Sunday, March 14, 2010
It's a beautiful life.
I bought flowers for myself today to celebrate.
Spring is definitely here. There's a certain feel of the air. It wraps itself around me like a comfortable, old blanket. I love spring. The sleepy world wakes slowly to coax hope from its hiding place.
I remember a day about 2 or 3 weeks ago when I saw my first hummingbird of the season. It was early morning on my balcony. As I watched him flitter from flower to flower, my hearing became more in tune with my surroundings. The birds were singing beautifully.

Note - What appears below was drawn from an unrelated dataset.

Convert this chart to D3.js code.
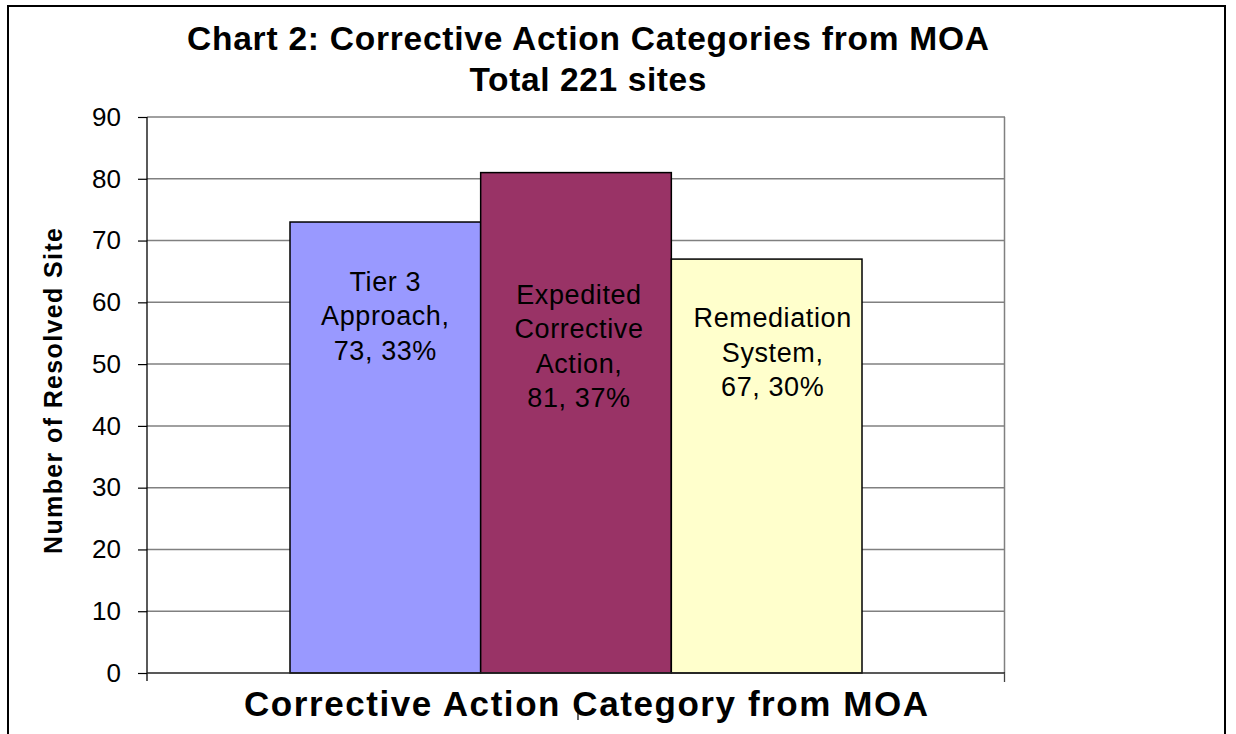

I couldn't see many of them, but they were there nonetheless.
The first sign of spring used to be the appearance of the crocuses or tulips and the first sighting of a robin; the joy that maybe the snow was done for the next 8 or 9 months. That was when I was living in the midwest. I don't think I fully appreciated the stark contrast of seasons there. In southern California, with year-round blooms, the seasons are more subtle. Having lived here now for a full 3 years as of March 12th, I am learning the nuances. Or maybe I am just more observant. And filled with gratitude.
Spring also brings with it memories. Memories, I now choose to embrace, like the coming of spring. Definitely a gift of sobriety and developing a relationship with a Power greater than myself.
My flowers are on my bedside table where I can enjoy their fragrance; where I can be sure they are the last thing I see before I go to sleep and the first thing I see when I wake up. Life is beautiful. Isn't it?
Thank you for paying me a 12 step call.